Texas State University's Teacher Residency Program receives reapproval from TEA for 2023-24


Charlcee Cervantez | November 28, 2023

A teacher showing a child how to use a computer program in a classroom.

In a significant achievement for Texas State University, the College of Education’s Teacher Residency Program has received reapproval from the Texas Education Agency (TEA) for the 2023-24 academic year and has earned a well-deserved spot on the TEA Vetted Teacher Residency Program list.

The list is a prestigious compilation of Texas educator preparation programs renowned for offering high-quality teacher residency programs. This recognition comes in anticipation of state and federal grant opportunities, where educational institutions are required to collaborate with top-tier teacher residency programs.

The application was a collaborative effort that involved the expertise of several accomplished faculty from the College of Education, including Patricia Rocha, Ph.D., Leticia Botello, Glenna Billingsley, Ph.D., Maneka Brooks, Ph.D., Jesse Gainer, Ph.D., Nancy Valdez-Gainer, and Jeffry King, Ph.D. Their valuable contributions and collective knowledge were instrumental in the success of the project.

“We are excited to be included on the Vetted Residency list for the second time,” said Maneka Brooks, associate dean for Academic Affairs and Educator Preparation. “It demonstrates the College of Education’s commitment to residency as an effective model for teacher education. It allows us to continue our work scaling and refining residencies with our district partners. It is a recognition of the quality of educator preparation at Texas State.”

A teacher residency pathway, as defined for this list, entails a teacher candidate being partnered with an experienced, highly effective mentor teacher for a full year of clinical training and co-teaching in a K-12 classroom. This partnership involves a minimum commitment of three days per week throughout the academic year. These invaluable residencies can occur at both undergraduate and post-baccalaureate levels, demonstrating a commitment to fostering outstanding educators at all stages of their development.

The College of Education currently provides Teacher Residency Pathways tailored to two key certification areas: All-Level Special Education and Elementary Level Core Subjects with English as a Second Language teacher certification. In addition, one of the pilot residencies is offered for those pursuing a secondary-level certification in math, science, English, or history.

One noteworthy aspect of the Teacher Residency Program is the possibility of residents receiving a stipend during their yearlong residency. This financial support acknowledges the dedication and hard work of teacher candidates as they embark on their journey to become exceptional educators. Across the board, resident teachers receive compensation from their respective school districts, ensuring financial stability during their intensive training period. Apart from the San Marcos CISD Pilot Residencies, the standard compensation for resident teachers stands at a commendable $20,000 distributed over the duration of their yearlong residency.

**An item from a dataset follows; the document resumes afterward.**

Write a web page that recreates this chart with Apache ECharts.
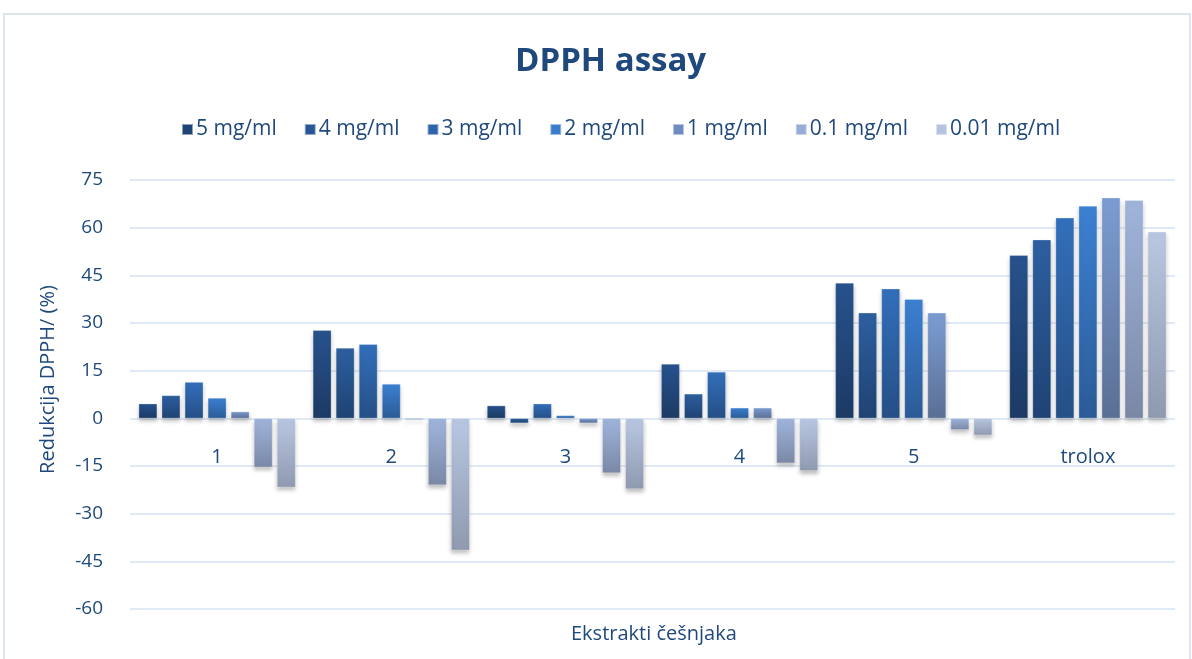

“Our program has opened many opportunities for future teachers enrolled in the College of Education,” Brooks said. “We have been able to secure about $2.1 million in funding that goes directly to support 120 TXST teacher residents this academic year alone. The students in our Elementary Education program who select our Teacher Residency Pathway are eligible to apply for the Charles Butt Scholarship, which provides them with professional development at an $8,000 a year scholarship for up to four years. Teacher residency is making a meaningful contribution to the lives of future teachers.”

The TEA Vetted Teacher Residency Program list is not just a seal of approval; it is a testament to the quality of teacher training and preparation offered by institutions like TXST. In an era where the role of educators has never been more critical, the reapproval is not just a recognition of past successes but a promise of continued excellence in shaping the future of education in Texas.